Problem to solve:
In the listing that follows, retype every line from the first through the one containing "import plotly.graph_objects as go". Pictures are to be left out.

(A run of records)
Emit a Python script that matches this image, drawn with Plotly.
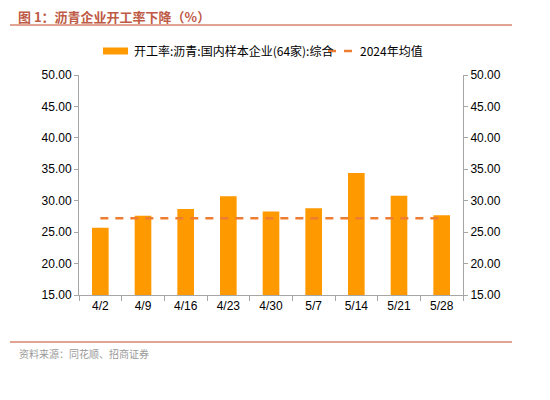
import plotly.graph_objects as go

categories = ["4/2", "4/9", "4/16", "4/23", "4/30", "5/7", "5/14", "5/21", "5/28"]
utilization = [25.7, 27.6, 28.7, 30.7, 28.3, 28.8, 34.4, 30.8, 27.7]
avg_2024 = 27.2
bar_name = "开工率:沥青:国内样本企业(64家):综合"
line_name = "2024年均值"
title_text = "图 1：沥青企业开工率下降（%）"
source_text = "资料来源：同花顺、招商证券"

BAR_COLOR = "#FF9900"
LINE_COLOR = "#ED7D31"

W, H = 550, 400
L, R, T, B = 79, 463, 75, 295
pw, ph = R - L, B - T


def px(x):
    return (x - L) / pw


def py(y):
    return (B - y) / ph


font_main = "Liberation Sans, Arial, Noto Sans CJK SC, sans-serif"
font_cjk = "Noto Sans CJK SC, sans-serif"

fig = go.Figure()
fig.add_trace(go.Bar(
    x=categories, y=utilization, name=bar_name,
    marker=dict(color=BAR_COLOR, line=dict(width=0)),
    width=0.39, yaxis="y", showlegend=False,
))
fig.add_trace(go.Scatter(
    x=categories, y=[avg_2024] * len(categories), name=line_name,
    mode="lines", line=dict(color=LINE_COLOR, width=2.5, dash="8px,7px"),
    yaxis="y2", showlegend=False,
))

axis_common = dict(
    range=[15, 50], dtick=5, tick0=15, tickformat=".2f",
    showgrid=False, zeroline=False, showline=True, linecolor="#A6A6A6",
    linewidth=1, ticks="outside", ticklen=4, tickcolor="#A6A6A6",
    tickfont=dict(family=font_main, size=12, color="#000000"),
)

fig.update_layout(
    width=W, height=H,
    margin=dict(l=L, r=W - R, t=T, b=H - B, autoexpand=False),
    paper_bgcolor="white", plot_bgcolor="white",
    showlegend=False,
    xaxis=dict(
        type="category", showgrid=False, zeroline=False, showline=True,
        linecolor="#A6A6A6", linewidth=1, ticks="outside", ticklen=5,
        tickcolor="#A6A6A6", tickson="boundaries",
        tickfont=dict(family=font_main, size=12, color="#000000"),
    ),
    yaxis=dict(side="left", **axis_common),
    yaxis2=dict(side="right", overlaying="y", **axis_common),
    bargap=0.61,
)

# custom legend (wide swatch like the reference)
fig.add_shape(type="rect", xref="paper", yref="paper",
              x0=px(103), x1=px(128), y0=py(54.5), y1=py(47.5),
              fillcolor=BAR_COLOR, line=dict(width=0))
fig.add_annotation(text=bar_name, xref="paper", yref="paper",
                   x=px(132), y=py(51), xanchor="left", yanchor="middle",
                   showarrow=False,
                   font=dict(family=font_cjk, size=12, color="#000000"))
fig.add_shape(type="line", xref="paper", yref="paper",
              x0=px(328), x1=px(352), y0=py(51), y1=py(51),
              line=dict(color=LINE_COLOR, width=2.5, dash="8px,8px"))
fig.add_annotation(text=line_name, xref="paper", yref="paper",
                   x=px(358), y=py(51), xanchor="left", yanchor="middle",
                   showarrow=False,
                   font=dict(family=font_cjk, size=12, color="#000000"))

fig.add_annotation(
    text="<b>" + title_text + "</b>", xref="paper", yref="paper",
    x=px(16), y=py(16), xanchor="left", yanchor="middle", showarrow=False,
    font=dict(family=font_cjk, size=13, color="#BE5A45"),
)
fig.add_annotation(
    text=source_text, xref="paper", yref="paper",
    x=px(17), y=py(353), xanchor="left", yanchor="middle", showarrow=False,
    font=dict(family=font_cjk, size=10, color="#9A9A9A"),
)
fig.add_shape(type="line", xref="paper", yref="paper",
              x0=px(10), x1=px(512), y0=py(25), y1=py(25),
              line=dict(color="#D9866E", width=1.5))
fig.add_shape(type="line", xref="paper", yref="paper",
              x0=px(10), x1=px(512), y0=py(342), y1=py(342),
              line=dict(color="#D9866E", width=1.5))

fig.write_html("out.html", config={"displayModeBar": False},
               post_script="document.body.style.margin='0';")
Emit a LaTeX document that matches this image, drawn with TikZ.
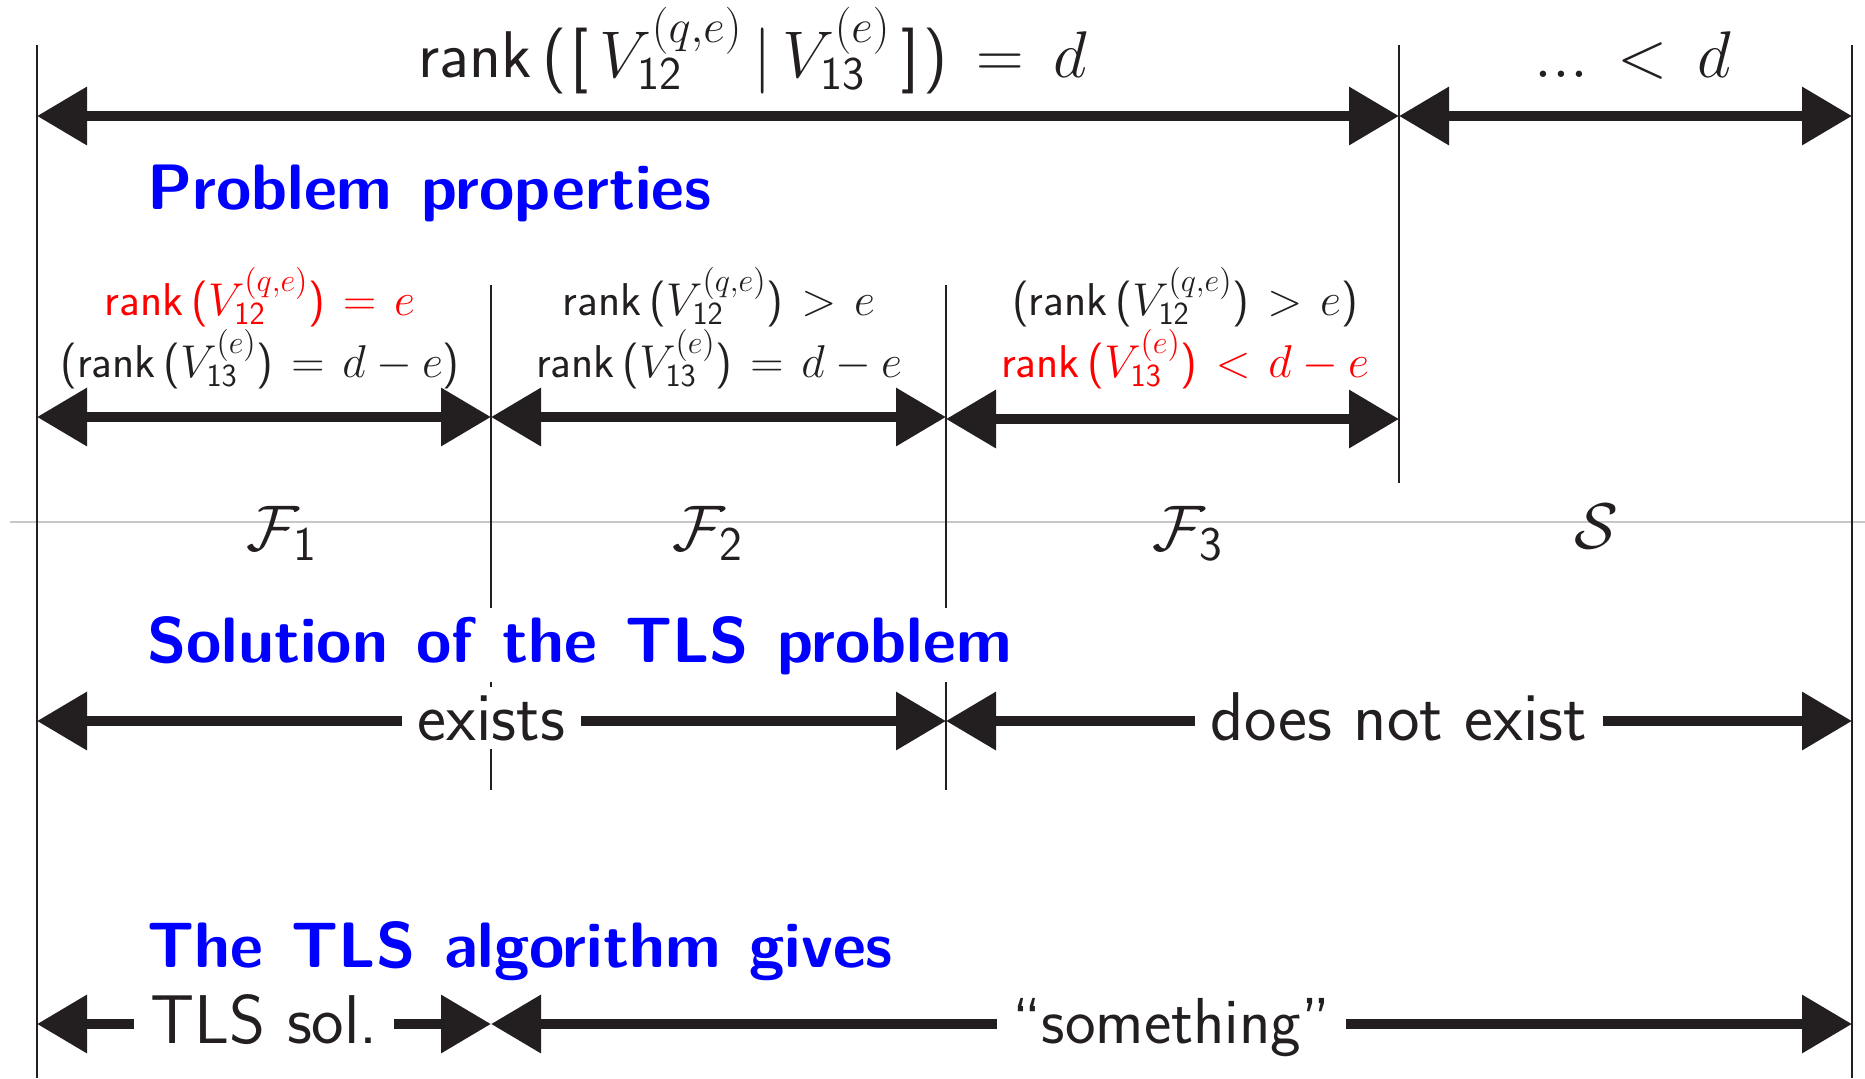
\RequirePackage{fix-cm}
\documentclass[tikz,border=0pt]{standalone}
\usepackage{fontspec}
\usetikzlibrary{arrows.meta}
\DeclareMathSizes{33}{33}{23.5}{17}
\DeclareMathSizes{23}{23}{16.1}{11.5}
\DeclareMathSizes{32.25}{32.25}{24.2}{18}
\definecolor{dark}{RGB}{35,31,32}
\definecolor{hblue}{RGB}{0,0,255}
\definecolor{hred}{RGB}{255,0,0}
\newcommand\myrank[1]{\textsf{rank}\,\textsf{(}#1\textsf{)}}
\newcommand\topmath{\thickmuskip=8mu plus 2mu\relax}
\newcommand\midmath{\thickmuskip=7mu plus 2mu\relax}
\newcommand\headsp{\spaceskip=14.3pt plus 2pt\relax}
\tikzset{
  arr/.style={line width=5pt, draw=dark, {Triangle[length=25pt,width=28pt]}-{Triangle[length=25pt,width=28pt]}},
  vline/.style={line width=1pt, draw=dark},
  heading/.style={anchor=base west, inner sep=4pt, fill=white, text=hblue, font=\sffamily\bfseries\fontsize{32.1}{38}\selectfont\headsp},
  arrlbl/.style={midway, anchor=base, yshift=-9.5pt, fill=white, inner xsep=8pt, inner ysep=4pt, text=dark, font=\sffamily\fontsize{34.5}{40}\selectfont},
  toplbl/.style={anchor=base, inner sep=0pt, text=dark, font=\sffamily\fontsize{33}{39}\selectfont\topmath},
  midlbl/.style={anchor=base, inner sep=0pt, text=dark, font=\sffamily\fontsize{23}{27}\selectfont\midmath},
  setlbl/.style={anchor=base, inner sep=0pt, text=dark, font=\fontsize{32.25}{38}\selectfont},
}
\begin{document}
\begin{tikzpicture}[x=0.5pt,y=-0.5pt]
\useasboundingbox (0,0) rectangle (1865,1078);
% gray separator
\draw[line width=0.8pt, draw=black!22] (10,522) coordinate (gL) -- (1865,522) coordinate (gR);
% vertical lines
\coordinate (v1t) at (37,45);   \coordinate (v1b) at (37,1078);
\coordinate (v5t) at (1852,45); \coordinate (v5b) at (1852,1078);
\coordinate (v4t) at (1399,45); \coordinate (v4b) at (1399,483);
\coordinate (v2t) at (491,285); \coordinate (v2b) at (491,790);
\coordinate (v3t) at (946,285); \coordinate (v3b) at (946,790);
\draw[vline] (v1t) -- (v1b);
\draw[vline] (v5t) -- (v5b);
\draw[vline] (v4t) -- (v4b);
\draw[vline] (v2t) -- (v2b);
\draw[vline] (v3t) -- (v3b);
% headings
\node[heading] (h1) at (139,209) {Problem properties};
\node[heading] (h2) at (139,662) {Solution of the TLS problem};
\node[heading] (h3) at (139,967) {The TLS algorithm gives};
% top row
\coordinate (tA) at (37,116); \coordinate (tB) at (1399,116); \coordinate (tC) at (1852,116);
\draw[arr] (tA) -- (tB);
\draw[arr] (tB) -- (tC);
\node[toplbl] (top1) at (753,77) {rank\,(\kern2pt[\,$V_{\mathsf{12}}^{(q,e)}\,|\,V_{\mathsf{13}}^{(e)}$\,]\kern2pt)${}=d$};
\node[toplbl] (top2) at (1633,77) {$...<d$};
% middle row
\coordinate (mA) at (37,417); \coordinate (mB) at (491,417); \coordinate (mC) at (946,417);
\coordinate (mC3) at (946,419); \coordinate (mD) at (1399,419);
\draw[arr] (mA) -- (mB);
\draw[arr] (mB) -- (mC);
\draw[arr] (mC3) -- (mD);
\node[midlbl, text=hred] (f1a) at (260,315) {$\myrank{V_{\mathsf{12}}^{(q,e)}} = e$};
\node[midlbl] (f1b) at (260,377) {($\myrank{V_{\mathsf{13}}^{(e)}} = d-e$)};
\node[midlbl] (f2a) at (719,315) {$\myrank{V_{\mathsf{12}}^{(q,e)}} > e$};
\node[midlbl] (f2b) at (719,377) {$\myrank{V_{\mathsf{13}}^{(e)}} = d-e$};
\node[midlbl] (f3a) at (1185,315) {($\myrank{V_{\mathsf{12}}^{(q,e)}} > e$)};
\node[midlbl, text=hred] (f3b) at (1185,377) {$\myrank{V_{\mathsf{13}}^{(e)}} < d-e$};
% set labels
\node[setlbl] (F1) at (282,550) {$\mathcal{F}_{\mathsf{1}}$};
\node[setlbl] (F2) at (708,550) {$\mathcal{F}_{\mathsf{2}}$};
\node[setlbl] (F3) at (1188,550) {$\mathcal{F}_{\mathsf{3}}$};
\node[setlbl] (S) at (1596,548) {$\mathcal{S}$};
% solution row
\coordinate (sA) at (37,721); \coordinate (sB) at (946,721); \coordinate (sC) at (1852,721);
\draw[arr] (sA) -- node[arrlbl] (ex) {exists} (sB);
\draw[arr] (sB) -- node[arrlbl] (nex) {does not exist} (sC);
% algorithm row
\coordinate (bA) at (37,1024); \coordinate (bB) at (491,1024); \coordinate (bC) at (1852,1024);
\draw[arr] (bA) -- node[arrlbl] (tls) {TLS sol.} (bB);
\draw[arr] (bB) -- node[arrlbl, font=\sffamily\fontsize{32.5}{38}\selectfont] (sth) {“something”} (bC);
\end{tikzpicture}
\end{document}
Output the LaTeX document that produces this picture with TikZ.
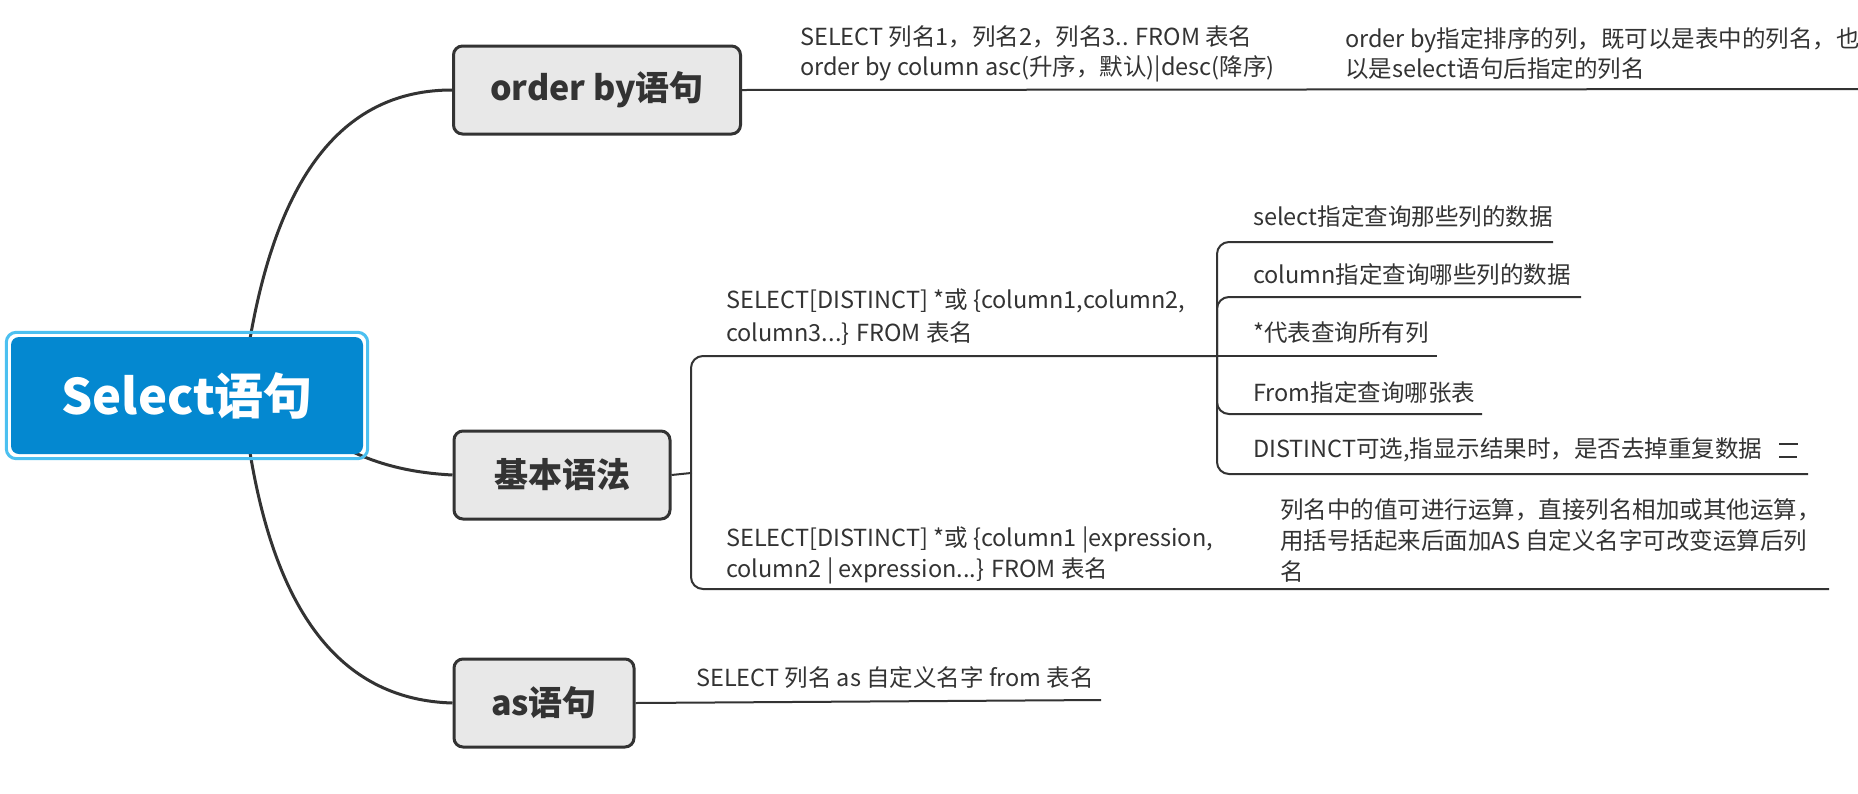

Expected output:
Emit a Python script that matches this image, drawn with Plotly.
import plotly.graph_objects as go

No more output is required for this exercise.